In 1897, Pope Leo XIII conferred on him an honorary doctorate in divinity. During his latter years he lived near St. James Church, Spanish Place.

==Works==

His works of controversy included:

- "Authority; or a plain reason for joining the Church of Rome" (1888);
- "Dust", a letter to Charles Gore on his book "Roman Catholic Claims" (1888);
- "Dependence; or the insecurity of the Anglican Position" (1889);
- "The Primitive Church and the See of Peter" (1894);
- "Anglican Fallacies; or Lord Halifax on Reunion" (1895);
- "Rome and England or Ecclesiastical Continuity" (1897);
- "The Roman Primacy A.D. 430-51" (1899) which was practically a new edition of "The Primitive Church and the See of Peter".

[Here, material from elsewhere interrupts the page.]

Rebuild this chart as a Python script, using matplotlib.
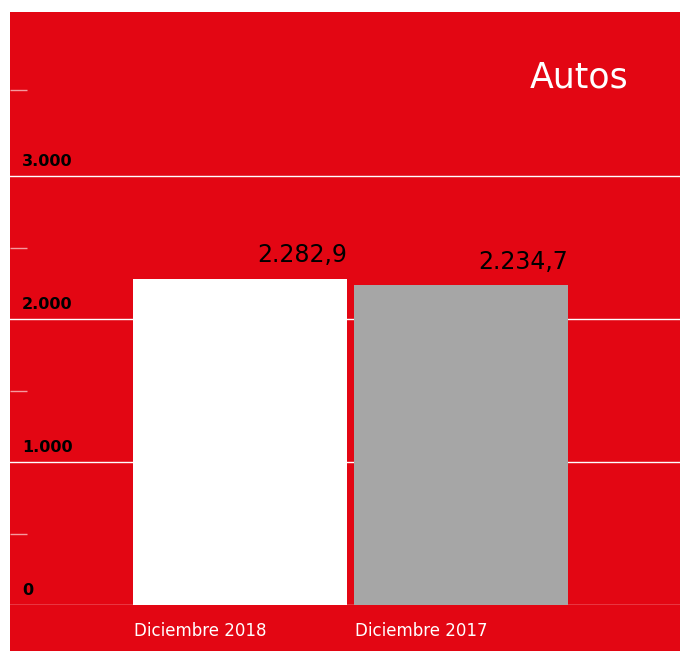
import matplotlib.pyplot as plt
from matplotlib.patches import Rectangle
from matplotlib.transforms import blended_transform_factory

# datos
categorias = ['Diciembre 2018', 'Diciembre 2017']
valores = [2282.9, 2234.7]
etiquetas_valor = ['2.282,9', '2.234,7']
colores = ['#ffffff', '#a6a6a6']
ticks_mayores = [0, 1000, 2000, 3000]
etiquetas_ticks = ['0', '1.000', '2.000', '3.000']
ticks_menores = [500, 1500, 2500, 3600]

rojo = '#e30613'
W, H = 680, 651

fig = plt.figure(figsize=(W / 100, H / 100), dpi=100, facecolor='white')
# fondo rojo (deja un margen blanco arriba y a la izquierda)
fig.patches.append(Rectangle((10 / W, 0), 1 - 10 / W, (H - 12) / H,
                             transform=fig.transFigure, facecolor=rojo,
                             edgecolor='none', zorder=-10))

ax = fig.add_axes([10 / W, (H - 605) / H, (W - 10) / W, (605 - 12) / H])
ax.set_facecolor('none')

ancho = 214 / 221
x = list(range(len(valores)))
ax.bar(x, valores, width=ancho, color=colores, zorder=3)
ax.set_xlim(-230 / 221, 1 + 219 / 221)
ax.set_ylim(0, 593 / 0.143)

# lineas de la cuadricula
for t in ticks_mayores:
    ax.axhline(t, color='white', linewidth=1, zorder=2)

for sp in ax.spines.values():
    sp.set_visible(False)
ax.set_xticks([])
ax.set_yticks(ticks_mayores)
ax.set_yticklabels([])
ax.tick_params(axis='y', which='major', length=0)
ax.set_yticks(ticks_menores, minor=True)
ax.tick_params(axis='y', which='minor', direction='in', length=12.5,
               width=1, color='#f59a9e')

trans = blended_transform_factory(ax.transAxes, ax.transData)
for t, lab in zip(ticks_mayores, etiquetas_ticks):
    ax.annotate(lab, xy=(12 / (W - 10), t), xycoords=trans,
                xytext=(0, 5), textcoords='offset points',
                ha='left', va='bottom', fontsize=11.5, fontweight='bold',
                color='black')

# etiquetas de valor
for i, (v, lab) in enumerate(zip(valores, etiquetas_valor)):
    ax.annotate(lab, xy=(i + ancho / 2, v), xytext=(0, 8),
                textcoords='offset points', ha='right', va='bottom',
                fontsize=17, color='black')

# etiquetas de categoria
for i, cat in enumerate(categorias):
    ax.annotate(cat, xy=(i - ancho / 2, 0), xycoords=('data', 'axes fraction'),
                xytext=(1, -19), textcoords='offset points',
                ha='left', va='center', fontsize=12, color='white')

fig.text(579 / W, 1 - 87 / H, 'Autos', ha='center', va='baseline',
         fontsize=25, color='white')

fig.savefig('out.png', dpi=100, facecolor='white')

He also wrote several pamphlets and brought out a new edition of John Milner's "End of Religious Controversy". This was for the Catholic Truth Society of which he was long a member of the committee.

His pamphlets include:
- "Primitive and Roman" (1894) a reply to the notice of his book "The Primitive Church" in the "Church Quarterly Review";
- "The Conversion of Cardinal Newman" (1896);
- "Tekel" (1897) in which he criticized the reply of the Archbishops of Canterbury and York to Pope Leo XIII after the condemnation of Anglican Orders.